Second, this data reminds us that Christianity and culture don’t mix quite as well as some might have previously thought and others might currently wish.  The desire to have a culturally Christian nation didn’t work so well in the first century as the nascent Christian Church was belabored and bludgeoned by the Roman Empire and it doesn’t work so well in the twenty-first century in a secular society that disparages and derides the Christian faith.  This should not come as a surprise.  Christianity and culture will always be at odds with each other, for the perfect law of God and the sinful sensibilities of men can never coalesce.

Ultimately, this tendentious relationship between Christianity and culture should clarify our mission.  For all too often, the Christian mission has been reduced and relegated to little more than that of fighting culture wars in hopes of forcibly shaping society.  However, such efforts have proven largely futile.  Yes, there are times when Christians need to stand up for the truth in society.  And no, I do not have any problem with Christians lobbying governing officials on issues of moral import – issues such as abortion or caring for the poor.  These things are indeed important.  But in order to win on Christian positions, we must first win over people. After all, people hold positions.  Positions do not hold people.  If you don’t win over a person, you won’t win on a position.

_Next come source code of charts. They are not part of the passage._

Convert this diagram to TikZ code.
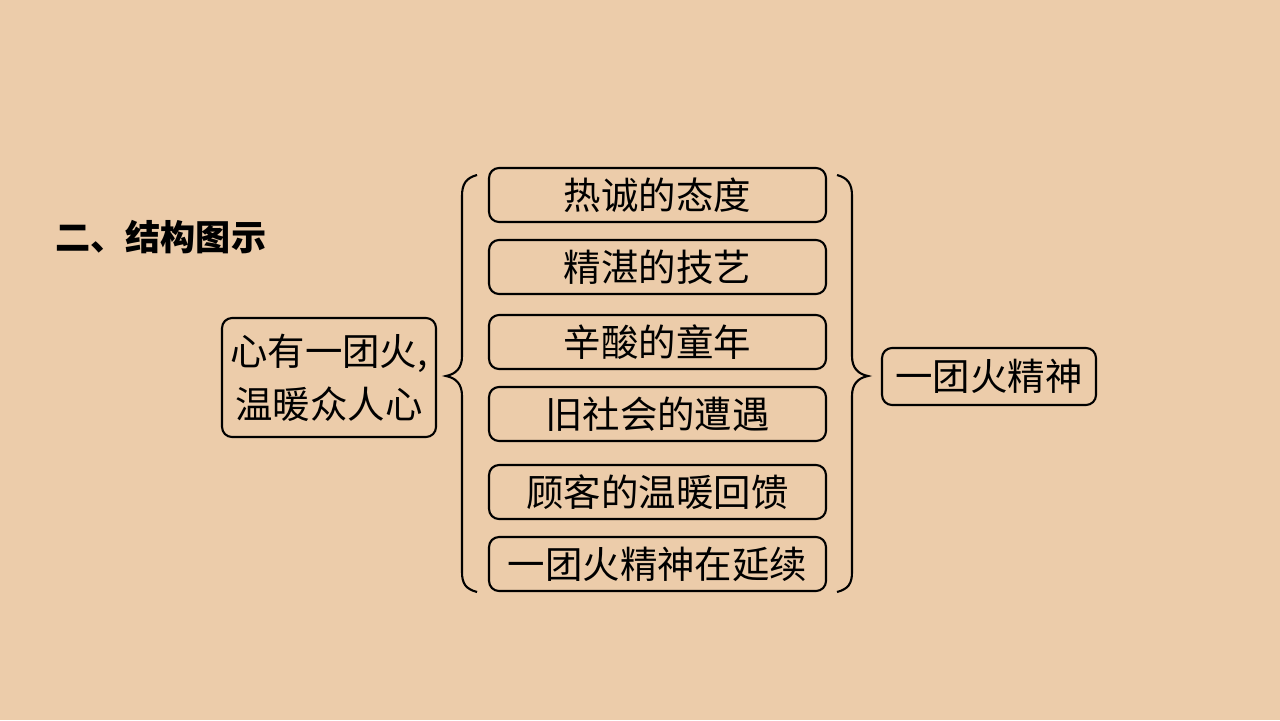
\documentclass[tikz,border=0pt]{standalone}
\usepackage{fontspec}
\setmainfont{Noto Sans CJK SC}
\definecolor{bg}{RGB}{236,204,170}
\begin{document}
\begin{tikzpicture}[x=0.02cm,y=-0.02cm,
  box/.style={draw=black,line width=1.2pt,rounded corners=0.2cm,inner sep=0pt,
    font=\fontsize{21.3}{30}\selectfont,align=center},
  item/.style={box,minimum width=6.74cm,minimum height=1.08cm},
  brace/.style={draw=black,line width=1.2pt}]
\fill[bg] (0,0) rectangle (1280,720);
\useasboundingbox (0,0) rectangle (1280,720);
\node[font=\bfseries\fontsize{20}{24}\selectfont,anchor=west,inner sep=0pt] (title) at (55,237) {二、结构图示};
\node[box,minimum width=4.28cm,minimum height=2.38cm] (left) at (329,377.5) {心有一团火,\\温暖众人心};
\node[item] (b1) at (657.5,195) {热诚的态度};
\node[item] (b2) at (657.5,267) {精湛的技艺};
\node[item] (b3) at (657.5,342) {辛酸的童年};
\node[item] (b4) at (657.5,414) {旧社会的遭遇};
\node[item] (b5) at (657.5,492) {顾客的温暖回馈};
\node[item] (b6) at (657.5,564) {一团火精神在延续};
\node[box,minimum width=4.28cm,minimum height=1.14cm] (right) at (989,376.5) {一团火精神};
\coordinate (lt) at (477,175);
\coordinate (lb) at (477,592);
\coordinate (ltip) at (446,376);
\coordinate (rt) at (837,175);
\coordinate (rb) at (837,592);
\coordinate (rtip) at (868,376);
\draw[brace] (lt) .. controls (466,178) and (462,184) .. (462,196) -- (462,356)
  .. controls (462,368) and (456,374) .. (ltip)
  .. controls (456,378) and (462,384) .. (462,396) -- (462,572)
  .. controls (462,584) and (466,589) .. (lb);
\draw[brace] (rt) .. controls (848,178) and (852,184) .. (852,196) -- (852,356)
  .. controls (852,368) and (858,374) .. (rtip)
  .. controls (858,378) and (852,384) .. (852,396) -- (852,572)
  .. controls (852,584) and (848,589) .. (rb);
\end{tikzpicture}
\end{document}
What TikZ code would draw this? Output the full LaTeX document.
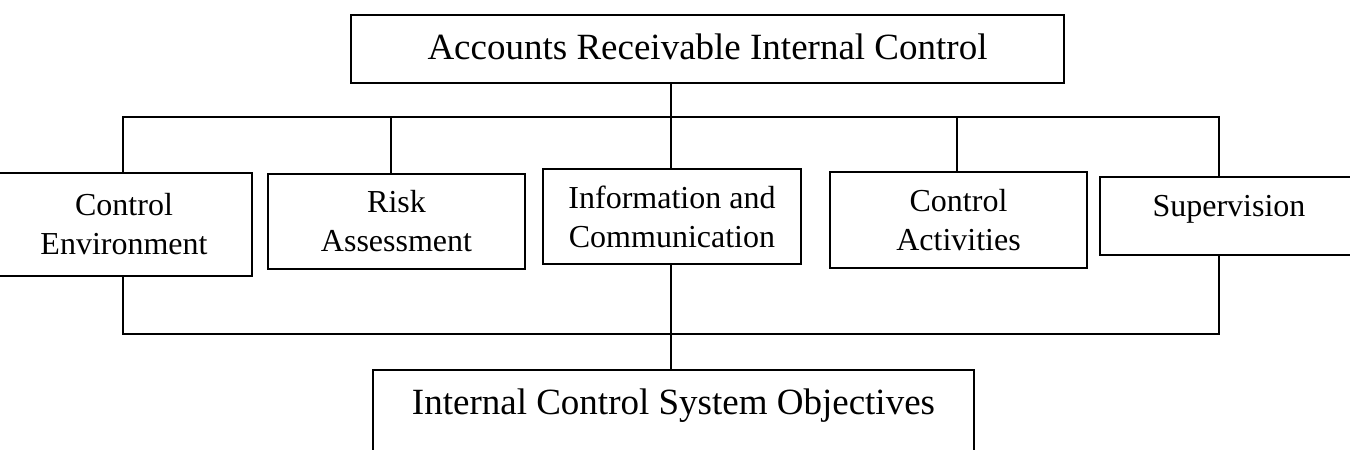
\documentclass[tikz,border=0pt]{standalone}
\usepackage{fontspec}
\setmainfont{Liberation Serif}
\begin{document}
\begin{tikzpicture}[x=1pt,y=-1pt,
  box/.style={draw, line width=1.8pt, inner sep=0pt, align=center},
  midbox/.style={box, font=\fontsize{32}{39}\selectfont},
  bigbox/.style={box, font=\fontsize{37}{44}\selectfont, anchor=north},
  link/.style={line width=1.4pt}]
\useasboundingbox (0,0) rectangle (1350,450);
\clip (0,0) rectangle (1350,450);

% top of the hierarchy
\node[bigbox, minimum width=713pt, text height=45pt, text depth=23pt]
  (top) at (707.5,14) {Accounts Receivable Internal Control};

% the five components
\node[midbox, minimum width=256pt, minimum height=103pt] (ce) at (124,224.5) {Control\\Environment};
\node[midbox, minimum width=257pt, minimum height=95pt] (ra) at (396.5,221.5) {Risk\\Assessment};
\node[midbox, minimum width=258pt, minimum height=95pt] (ic) at (672,216.5) {Information and\\Communication};
\node[midbox, minimum width=257pt, minimum height=96pt] (ca) at (958.5,220) {Control\\Activities};
\node[midbox, anchor=north, minimum width=258pt, text height=40pt, text depth=38pt]
  (sup) at (1229,176) {Supervision};

% objectives
\node[bigbox, minimum width=601pt, text height=45pt, text depth=56pt]
  (goal) at (673.5,369) {Internal Control System Objectives};

% upper bus
\coordinate (busL) at (123,117);
\coordinate (busR) at (1219,117);
\coordinate (trunk) at (671,117);
\coordinate (dRA) at (391,117);
\coordinate (dCA) at (957,117);
\draw[link] (top.south -| trunk) -- (trunk);
\draw[link] (busL |- ce.north) -- (busL) -- (busR) -- (busR |- sup.north);
\draw[link] (dRA) -- (dRA |- ra.north);
\draw[link] (trunk) -- (trunk |- ic.north);
\draw[link] (dCA) -- (dCA |- ca.north);

% lower bus
\coordinate (lowL) at (123,334);
\coordinate (lowR) at (1219,334);
\draw[link] (lowL |- ce.south) -- (lowL) -- (lowR) -- (lowR |- sup.south);
\draw[link] (ic.south -| trunk) -- (goal.north -| trunk);
\end{tikzpicture}
\end{document}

Finally, even if things seem grim in society, take heart!  Persecution, ridicule, and mockery from without the Church and scandal, avarice, and pride from within the Church have not been able to destroy a faith founded by an itinerant preacher from the backwaters of Galilee.  I have a feeling some statistics about Christianity’s decline aren’t going to be able to take it down either.


[1] Cathy Lynn Grossman, “As Protestants decline, those with no religion gain,” USA Today (10.9.2012).

[2] Ed Stetzer, “Column: Christianity isn’t dying,” USA Today (10.18.2012).